Prompt: Repeat exactly the lines from the line with "Write a Python" to the line with "import seaborn as sns", including both, and leave out any pictures.

##### Exercise input

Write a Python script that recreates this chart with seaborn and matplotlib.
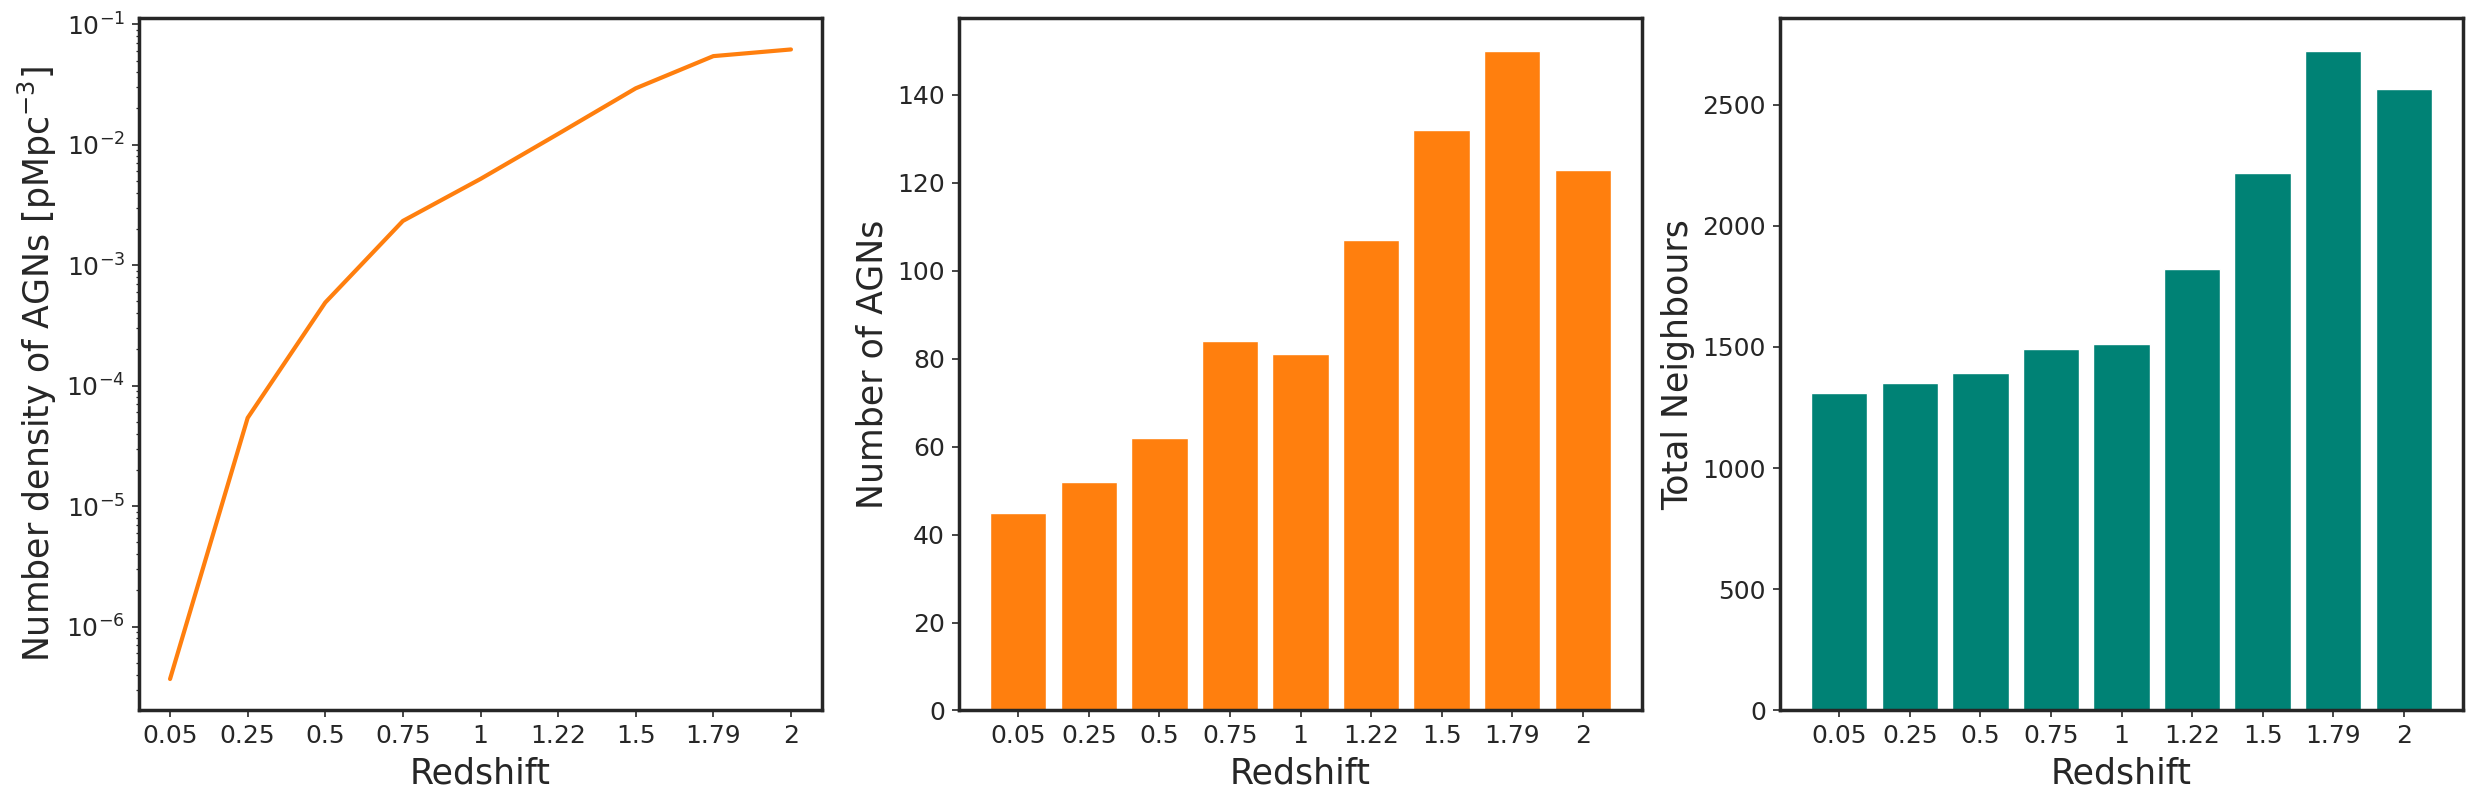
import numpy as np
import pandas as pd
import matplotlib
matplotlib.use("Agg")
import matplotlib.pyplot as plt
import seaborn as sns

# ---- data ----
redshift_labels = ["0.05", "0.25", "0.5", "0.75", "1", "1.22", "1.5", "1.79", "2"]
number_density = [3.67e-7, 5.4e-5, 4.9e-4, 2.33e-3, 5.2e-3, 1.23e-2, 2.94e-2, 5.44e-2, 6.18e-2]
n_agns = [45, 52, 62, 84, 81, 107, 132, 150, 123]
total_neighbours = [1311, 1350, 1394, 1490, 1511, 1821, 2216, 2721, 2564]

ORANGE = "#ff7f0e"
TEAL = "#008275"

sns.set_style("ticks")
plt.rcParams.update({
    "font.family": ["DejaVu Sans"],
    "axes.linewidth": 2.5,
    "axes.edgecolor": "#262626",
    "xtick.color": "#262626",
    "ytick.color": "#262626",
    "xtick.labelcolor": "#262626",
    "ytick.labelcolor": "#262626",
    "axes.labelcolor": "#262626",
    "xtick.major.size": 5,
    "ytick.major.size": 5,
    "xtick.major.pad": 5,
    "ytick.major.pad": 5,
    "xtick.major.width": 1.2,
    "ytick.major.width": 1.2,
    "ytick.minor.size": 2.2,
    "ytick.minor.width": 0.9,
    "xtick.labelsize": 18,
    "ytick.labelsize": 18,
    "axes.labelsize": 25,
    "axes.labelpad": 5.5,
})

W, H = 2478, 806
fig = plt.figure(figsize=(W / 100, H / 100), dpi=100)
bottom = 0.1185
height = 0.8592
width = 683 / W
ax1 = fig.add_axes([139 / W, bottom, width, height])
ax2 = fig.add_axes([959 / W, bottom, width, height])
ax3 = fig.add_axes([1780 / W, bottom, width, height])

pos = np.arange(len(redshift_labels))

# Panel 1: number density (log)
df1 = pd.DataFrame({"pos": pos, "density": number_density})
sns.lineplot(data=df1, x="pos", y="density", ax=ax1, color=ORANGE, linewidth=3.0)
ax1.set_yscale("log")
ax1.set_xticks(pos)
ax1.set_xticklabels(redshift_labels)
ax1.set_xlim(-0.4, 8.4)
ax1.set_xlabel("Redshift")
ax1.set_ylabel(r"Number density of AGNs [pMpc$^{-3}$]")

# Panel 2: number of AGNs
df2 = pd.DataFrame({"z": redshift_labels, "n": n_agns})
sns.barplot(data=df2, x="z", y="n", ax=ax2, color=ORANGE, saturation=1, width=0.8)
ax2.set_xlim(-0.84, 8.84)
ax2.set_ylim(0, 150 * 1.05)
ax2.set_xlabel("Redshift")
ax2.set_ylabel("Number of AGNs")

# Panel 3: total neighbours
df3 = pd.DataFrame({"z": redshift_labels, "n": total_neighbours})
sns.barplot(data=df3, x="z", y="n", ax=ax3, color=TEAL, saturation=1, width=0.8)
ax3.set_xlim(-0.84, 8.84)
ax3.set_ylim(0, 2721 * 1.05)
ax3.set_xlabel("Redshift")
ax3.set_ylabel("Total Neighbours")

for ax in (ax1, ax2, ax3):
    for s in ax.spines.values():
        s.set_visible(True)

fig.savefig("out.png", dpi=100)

##########
##### Exercise input

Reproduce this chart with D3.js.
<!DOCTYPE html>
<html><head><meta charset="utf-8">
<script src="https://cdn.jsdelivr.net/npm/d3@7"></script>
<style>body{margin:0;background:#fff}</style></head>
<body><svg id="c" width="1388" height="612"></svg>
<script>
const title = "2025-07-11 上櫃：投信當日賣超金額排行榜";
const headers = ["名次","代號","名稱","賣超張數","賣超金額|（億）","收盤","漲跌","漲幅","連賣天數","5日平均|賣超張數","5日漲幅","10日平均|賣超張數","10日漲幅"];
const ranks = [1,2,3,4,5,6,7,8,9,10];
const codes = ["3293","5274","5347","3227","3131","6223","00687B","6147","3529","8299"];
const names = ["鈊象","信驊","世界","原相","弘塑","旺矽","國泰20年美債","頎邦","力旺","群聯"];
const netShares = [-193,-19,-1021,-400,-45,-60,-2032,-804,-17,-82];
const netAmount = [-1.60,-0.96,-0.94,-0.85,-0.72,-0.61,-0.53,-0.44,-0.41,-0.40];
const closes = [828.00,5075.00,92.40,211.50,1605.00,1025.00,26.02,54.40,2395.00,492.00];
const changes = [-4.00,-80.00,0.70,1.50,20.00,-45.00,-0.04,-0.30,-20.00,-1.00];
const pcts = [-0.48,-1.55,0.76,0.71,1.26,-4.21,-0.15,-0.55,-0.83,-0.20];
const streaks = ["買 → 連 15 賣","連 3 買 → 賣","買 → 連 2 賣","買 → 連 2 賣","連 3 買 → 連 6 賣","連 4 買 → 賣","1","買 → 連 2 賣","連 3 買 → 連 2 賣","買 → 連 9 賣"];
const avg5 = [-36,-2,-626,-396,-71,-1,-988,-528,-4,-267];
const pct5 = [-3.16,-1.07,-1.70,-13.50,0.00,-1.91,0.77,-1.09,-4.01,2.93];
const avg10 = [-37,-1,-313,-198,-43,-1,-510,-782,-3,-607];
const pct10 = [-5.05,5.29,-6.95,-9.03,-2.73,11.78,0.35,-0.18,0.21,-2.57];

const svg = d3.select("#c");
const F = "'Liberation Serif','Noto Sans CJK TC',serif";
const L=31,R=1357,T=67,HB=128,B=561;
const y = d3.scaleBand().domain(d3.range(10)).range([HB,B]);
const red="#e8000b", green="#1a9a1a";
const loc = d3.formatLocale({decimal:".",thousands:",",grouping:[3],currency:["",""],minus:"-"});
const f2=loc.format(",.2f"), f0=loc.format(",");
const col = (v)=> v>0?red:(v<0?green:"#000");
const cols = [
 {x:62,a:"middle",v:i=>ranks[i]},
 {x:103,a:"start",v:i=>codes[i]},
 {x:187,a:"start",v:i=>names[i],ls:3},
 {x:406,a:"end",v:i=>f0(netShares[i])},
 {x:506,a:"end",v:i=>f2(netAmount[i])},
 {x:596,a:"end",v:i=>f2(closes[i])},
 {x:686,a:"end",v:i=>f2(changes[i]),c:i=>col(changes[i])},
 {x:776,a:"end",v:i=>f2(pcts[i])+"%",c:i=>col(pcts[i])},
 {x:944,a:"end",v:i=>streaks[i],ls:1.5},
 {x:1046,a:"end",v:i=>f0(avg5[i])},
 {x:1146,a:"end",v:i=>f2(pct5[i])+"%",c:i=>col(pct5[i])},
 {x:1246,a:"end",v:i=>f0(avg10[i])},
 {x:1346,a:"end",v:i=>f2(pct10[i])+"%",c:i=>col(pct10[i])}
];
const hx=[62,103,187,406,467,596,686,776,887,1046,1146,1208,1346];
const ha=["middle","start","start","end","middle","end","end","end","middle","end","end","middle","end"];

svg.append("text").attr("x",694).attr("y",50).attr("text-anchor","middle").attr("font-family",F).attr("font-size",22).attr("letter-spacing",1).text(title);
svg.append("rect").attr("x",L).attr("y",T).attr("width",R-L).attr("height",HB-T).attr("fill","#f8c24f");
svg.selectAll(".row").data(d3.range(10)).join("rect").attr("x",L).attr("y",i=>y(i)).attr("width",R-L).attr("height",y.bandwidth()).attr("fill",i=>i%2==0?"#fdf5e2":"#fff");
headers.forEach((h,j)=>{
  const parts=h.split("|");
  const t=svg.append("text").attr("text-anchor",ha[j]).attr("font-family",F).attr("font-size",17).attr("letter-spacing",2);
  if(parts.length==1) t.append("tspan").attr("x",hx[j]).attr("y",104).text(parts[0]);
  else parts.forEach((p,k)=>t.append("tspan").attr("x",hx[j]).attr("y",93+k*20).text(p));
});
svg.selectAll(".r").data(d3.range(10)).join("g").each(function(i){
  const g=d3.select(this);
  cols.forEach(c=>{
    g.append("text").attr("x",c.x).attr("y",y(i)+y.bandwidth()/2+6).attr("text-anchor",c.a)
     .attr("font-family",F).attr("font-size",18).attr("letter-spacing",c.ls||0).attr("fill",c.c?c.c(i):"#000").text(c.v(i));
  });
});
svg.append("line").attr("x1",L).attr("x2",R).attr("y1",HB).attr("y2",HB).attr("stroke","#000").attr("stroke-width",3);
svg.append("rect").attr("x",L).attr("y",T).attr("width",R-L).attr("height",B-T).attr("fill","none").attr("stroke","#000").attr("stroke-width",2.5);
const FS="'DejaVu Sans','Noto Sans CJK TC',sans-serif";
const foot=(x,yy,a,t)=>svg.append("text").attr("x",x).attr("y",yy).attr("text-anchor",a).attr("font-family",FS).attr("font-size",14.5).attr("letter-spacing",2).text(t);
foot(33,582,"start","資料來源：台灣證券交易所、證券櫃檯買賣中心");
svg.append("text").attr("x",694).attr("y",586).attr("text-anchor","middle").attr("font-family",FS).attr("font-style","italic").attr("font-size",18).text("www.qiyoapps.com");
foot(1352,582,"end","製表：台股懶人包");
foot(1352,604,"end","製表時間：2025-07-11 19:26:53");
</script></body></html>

##########

Finished answer:
Write a Python script that recreates this chart with seaborn and matplotlib.
import numpy as np
import pandas as pd
import matplotlib
matplotlib.use("Agg")
import matplotlib.pyplot as plt
import seaborn as sns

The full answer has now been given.